> [Stated task]: Restate the listing that follows word for word, without its pictures.
■ ■ ■ ■ ■ ■ ■
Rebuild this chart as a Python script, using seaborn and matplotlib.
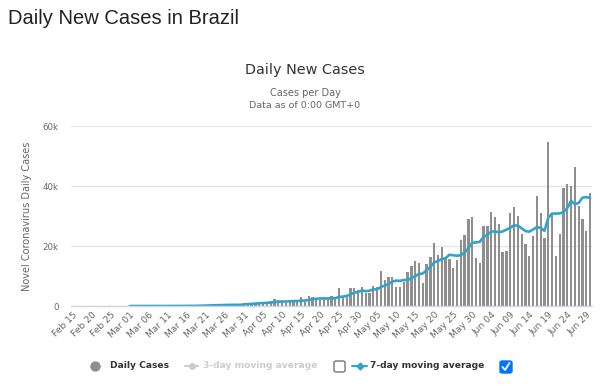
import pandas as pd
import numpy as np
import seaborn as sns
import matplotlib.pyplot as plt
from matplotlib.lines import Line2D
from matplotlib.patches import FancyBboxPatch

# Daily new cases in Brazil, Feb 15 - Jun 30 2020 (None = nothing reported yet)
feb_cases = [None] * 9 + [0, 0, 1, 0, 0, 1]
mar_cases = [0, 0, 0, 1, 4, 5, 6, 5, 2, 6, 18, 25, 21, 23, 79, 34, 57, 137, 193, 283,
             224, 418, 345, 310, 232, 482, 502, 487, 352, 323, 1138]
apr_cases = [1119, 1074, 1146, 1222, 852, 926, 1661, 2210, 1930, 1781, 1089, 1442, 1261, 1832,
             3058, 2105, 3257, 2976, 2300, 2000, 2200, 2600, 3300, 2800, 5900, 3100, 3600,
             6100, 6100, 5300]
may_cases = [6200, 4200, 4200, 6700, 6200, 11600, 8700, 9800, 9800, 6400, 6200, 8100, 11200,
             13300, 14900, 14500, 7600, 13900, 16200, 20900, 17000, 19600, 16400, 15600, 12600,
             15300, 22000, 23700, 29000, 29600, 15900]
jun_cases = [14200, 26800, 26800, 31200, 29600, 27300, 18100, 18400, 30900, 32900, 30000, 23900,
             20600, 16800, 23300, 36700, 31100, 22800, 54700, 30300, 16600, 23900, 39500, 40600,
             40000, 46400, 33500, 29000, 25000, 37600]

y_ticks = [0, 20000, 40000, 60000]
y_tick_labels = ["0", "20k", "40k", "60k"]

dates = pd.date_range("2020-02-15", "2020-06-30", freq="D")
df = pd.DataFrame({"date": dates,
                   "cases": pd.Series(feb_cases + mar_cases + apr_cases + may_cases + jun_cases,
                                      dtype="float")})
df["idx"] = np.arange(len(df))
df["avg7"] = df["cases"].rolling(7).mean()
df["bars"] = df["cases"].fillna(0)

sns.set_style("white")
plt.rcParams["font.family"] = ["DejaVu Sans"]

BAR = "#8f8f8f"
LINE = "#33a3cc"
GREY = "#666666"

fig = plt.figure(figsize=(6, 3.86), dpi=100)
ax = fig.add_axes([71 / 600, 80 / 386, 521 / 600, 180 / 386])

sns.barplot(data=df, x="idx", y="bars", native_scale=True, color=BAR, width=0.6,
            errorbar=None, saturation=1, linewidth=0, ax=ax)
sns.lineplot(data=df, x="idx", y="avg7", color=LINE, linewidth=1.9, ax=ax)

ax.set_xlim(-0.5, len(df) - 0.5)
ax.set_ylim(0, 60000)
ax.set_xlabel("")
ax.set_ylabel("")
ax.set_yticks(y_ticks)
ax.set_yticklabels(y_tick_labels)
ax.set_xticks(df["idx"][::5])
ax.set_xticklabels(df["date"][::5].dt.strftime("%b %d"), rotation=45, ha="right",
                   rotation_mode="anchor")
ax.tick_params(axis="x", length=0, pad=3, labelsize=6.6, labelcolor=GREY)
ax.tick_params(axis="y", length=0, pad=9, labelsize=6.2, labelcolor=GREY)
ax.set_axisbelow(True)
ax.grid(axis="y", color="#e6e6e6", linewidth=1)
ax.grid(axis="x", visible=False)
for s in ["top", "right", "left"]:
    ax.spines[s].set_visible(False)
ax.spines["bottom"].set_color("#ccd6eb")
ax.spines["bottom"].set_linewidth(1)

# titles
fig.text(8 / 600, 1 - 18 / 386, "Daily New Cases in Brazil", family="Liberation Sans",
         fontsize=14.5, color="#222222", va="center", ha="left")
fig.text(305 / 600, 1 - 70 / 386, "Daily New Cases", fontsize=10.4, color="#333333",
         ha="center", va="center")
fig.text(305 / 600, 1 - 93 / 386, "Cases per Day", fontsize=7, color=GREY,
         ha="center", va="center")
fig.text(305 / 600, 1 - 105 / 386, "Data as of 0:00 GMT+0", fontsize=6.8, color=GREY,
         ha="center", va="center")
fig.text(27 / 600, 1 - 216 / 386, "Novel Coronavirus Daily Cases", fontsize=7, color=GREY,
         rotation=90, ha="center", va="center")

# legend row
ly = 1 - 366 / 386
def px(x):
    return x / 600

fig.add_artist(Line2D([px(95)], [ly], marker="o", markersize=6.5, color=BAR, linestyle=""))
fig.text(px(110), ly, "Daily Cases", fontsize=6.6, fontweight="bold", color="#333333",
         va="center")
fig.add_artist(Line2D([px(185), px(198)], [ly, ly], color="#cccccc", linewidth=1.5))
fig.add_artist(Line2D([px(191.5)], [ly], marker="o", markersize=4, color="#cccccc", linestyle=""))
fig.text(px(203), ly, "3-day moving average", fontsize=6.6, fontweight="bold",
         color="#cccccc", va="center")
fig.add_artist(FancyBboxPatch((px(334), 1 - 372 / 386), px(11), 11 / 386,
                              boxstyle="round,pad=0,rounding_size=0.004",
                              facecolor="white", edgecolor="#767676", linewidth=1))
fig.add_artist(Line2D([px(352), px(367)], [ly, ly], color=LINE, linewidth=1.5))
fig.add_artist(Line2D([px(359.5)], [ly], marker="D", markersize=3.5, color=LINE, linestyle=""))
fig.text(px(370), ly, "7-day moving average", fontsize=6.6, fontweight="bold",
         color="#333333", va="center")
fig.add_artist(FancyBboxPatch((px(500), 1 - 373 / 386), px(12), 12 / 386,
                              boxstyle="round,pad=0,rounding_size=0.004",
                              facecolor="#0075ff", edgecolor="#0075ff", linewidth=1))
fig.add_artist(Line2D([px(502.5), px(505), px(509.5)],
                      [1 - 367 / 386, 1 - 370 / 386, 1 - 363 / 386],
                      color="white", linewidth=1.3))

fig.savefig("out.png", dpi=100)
■ ■ ■ ■ ■ ■ ■
> [Finished answer]:
Rebuild this chart as a Python script, using seaborn and matplotlib.
import pandas as pd
import numpy as np
import seaborn as sns
import matplotlib.pyplot as plt
from matplotlib.lines import Line2D
from matplotlib.patches import FancyBboxPatch

# Daily new cases in Brazil, Feb 15 - Jun 30 2020 (None = nothing reported yet)
feb_cases = [None] * 9 + [0, 0, 1, 0, 0, 1]
mar_cases = [0, 0, 0, 1, 4, 5, 6, 5, 2, 6, 18, 25, 21, 23, 79, 34, 57, 137, 193, 283,
             224, 418, 345, 310, 232, 482, 502, 487, 352, 323, 1138]
apr_cases = [1119, 1074, 1146, 1222, 852, 926, 1661, 2210, 1930, 1781, 1089, 1442, 1261, 1832,
             3058, 2105, 3257, 2976, 2300, 2000, 2200, 2600, 3300, 2800, 5900, 3100, 3600,
             6100, 6100, 5300]
may_cases = [6200, 4200, 4200, 6700, 6200, 11600, 8700, 9800, 9800, 6400, 6200, 8100, 11200,
             13300, 14900, 14500, 7600, 13900, 16200, 20900, 17000, 19600, 16400, 15600, 12600,
             15300, 22000, 23700, 29000, 29600, 15900]
jun_cases = [14200, 26800, 26800, 31200, 29600, 27300, 18100, 18400, 30900, 32900, 30000, 23900,
             20600, 16800, 23300, 36700, 31100, 22800, 54700, 30300, 16600, 23900, 39500, 40600,
             40000, 46400, 33500, 29000, 25000, 37600]

y_ticks = [0, 20000, 40000, 60000]
y_tick_labels = ["0", "20k", "40k", "60k"]

dates = pd.date_range("2020-02-15", "2020-06-30", freq="D")
df = pd.DataFrame({"date": dates,
                   "cases": pd.Series(feb_cases + mar_cases + apr_cases + may_cases + jun_cases,
                                      dtype="float")})
df["idx"] = np.arange(len(df))
df["avg7"] = df["cases"].rolling(7).mean()
df["bars"] = df["cases"].fillna(0)

sns.set_style("white")
plt.rcParams["font.family"] = ["DejaVu Sans"]

BAR = "#8f8f8f"
LINE = "#33a3cc"
GREY = "#666666"

fig = plt.figure(figsize=(6, 3.86), dpi=100)
ax = fig.add_axes([71 / 600, 80 / 386, 521 / 600, 180 / 386])

sns.barplot(data=df, x="idx", y="bars", native_scale=True, color=BAR, width=0.6,
            errorbar=None, saturation=1, linewidth=0, ax=ax)
sns.lineplot(data=df, x="idx", y="avg7", color=LINE, linewidth=1.9, ax=ax)

ax.set_xlim(-0.5, len(df) - 0.5)
ax.set_ylim(0, 60000)
ax.set_xlabel("")
ax.set_ylabel("")
ax.set_yticks(y_ticks)
ax.set_yticklabels(y_tick_labels)
ax.set_xticks(df["idx"][::5])
ax.set_xticklabels(df["date"][::5].dt.strftime("%b %d"), rotation=45, ha="right",
                   rotation_mode="anchor")
ax.tick_params(axis="x", length=0, pad=3, labelsize=6.6, labelcolor=GREY)
ax.tick_params(axis="y", length=0, pad=9, labelsize=6.2, labelcolor=GREY)
ax.set_axisbelow(True)
ax.grid(axis="y", color="#e6e6e6", linewidth=1)
ax.grid(axis="x", visible=False)
for s in ["top", "right", "left"]:
    ax.spines[s].set_visible(False)
ax.spines["bottom"].set_color("#ccd6eb")
ax.spines["bottom"].set_linewidth(1)

# titles
fig.text(8 / 600, 1 - 18 / 386, "Daily New Cases in Brazil", family="Liberation Sans",
         fontsize=14.5, color="#222222", va="center", ha="left")
fig.text(305 / 600, 1 - 70 / 386, "Daily New Cases", fontsize=10.4, color="#333333",
         ha="center", va="center")
fig.text(305 / 600, 1 - 93 / 386, "Cases per Day", fontsize=7, color=GREY,
         ha="center", va="center")
fig.text(305 / 600, 1 - 105 / 386, "Data as of 0:00 GMT+0", fontsize=6.8, color=GREY,
         ha="center", va="center")
fig.text(27 / 600, 1 - 216 / 386, "Novel Coronavirus Daily Cases", fontsize=7, color=GREY,
         rotation=90, ha="center", va="center")

# legend row
ly = 1 - 366 / 386
def px(x):
    return x / 600

fig.add_artist(Line2D([px(95)], [ly], marker="o", markersize=6.5, color=BAR, linestyle=""))
fig.text(px(110), ly, "Daily Cases", fontsize=6.6, fontweight="bold", color="#333333",
         va="center")
fig.add_artist(Line2D([px(185), px(198)], [ly, ly], color="#cccccc", linewidth=1.5))
fig.add_artist(Line2D([px(191.5)], [ly], marker="o", markersize=4, color="#cccccc", linestyle=""))
fig.text(px(203), ly, "3-day moving average", fontsize=6.6, fontweight="bold",
         color="#cccccc", va="center")
fig.add_artist(FancyBboxPatch((px(334), 1 - 372 / 386), px(11), 11 / 386,
                              boxstyle="round,pad=0,rounding_size=0.004",
                              facecolor="white", edgecolor="#767676", linewidth=1))
fig.add_artist(Line2D([px(352), px(367)], [ly, ly], color=LINE, linewidth=1.5))
fig.add_artist(Line2D([px(359.5)], [ly], marker="D", markersize=3.5, color=LINE, linestyle=""))
fig.text(px(370), ly, "7-day moving average", fontsize=6.6, fontweight="bold",
         color="#333333", va="center")
fig.add_artist(FancyBboxPatch((px(500), 1 - 373 / 386), px(12), 12 / 386,
                              boxstyle="round,pad=0,rounding_size=0.004",
                              facecolor="#0075ff", edgecolor="#0075ff", linewidth=1))
fig.add_artist(Line2D([px(502.5), px(505), px(509.5)],
                      [1 - 367 / 386, 1 - 370 / 386, 1 - 363 / 386],
                      color="white", linewidth=1.3))

fig.savefig("out.png", dpi=100)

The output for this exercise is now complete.